Records to use:
________

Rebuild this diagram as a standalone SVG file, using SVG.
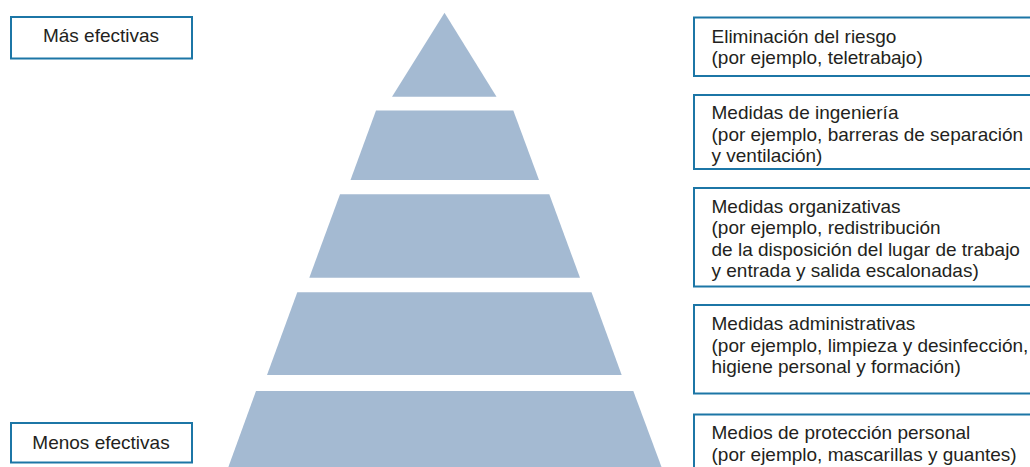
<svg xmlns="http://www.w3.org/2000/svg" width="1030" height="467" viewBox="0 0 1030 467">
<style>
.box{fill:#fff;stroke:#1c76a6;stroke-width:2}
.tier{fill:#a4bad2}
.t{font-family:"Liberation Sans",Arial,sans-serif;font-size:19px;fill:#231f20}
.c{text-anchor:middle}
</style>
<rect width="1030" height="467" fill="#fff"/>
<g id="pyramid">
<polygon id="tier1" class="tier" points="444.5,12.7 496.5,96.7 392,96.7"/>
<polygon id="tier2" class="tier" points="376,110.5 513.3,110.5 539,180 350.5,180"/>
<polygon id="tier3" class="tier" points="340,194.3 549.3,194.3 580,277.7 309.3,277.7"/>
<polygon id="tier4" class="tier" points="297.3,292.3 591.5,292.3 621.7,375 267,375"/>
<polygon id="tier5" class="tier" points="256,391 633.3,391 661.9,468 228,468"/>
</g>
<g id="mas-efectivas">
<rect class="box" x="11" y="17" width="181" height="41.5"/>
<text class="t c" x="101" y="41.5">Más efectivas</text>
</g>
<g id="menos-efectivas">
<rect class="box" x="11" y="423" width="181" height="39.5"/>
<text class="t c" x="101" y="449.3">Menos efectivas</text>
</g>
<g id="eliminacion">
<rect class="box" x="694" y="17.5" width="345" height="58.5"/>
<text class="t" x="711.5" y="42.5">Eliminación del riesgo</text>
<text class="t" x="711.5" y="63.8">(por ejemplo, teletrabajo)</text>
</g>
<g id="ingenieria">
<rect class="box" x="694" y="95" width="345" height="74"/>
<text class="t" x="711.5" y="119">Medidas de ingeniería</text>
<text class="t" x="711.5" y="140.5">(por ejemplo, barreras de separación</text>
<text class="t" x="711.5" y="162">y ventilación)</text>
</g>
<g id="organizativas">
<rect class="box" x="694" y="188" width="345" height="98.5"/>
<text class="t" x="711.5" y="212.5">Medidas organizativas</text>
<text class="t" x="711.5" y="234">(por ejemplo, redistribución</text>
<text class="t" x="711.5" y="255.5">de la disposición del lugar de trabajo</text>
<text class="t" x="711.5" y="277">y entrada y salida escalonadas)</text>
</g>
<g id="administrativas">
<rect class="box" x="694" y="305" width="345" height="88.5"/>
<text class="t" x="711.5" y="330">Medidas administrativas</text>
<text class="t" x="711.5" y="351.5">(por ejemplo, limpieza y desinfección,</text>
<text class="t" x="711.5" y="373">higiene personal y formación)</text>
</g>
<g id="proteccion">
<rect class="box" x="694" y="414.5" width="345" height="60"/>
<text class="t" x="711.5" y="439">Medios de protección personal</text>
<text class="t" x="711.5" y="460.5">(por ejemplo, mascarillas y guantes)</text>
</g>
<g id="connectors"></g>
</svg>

________

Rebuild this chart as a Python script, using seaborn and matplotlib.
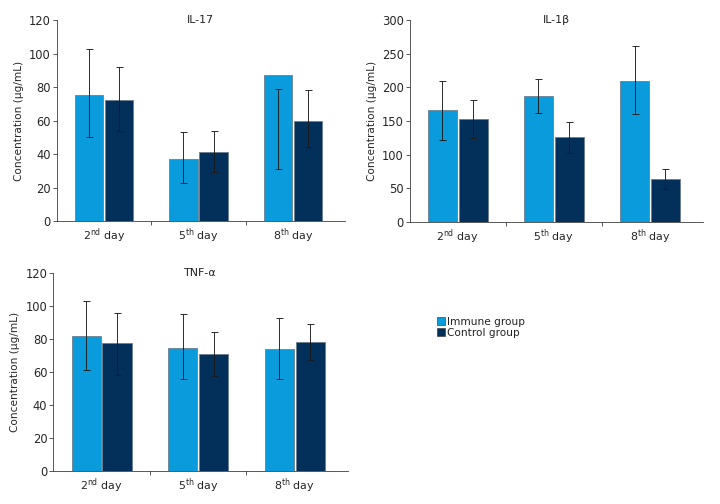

________

Find the lines with the string "this" and reproduce them.

The answer:
Rebuild this diagram as a standalone SVG file, using SVG.
Rebuild this chart as a Python script, using seaborn and matplotlib.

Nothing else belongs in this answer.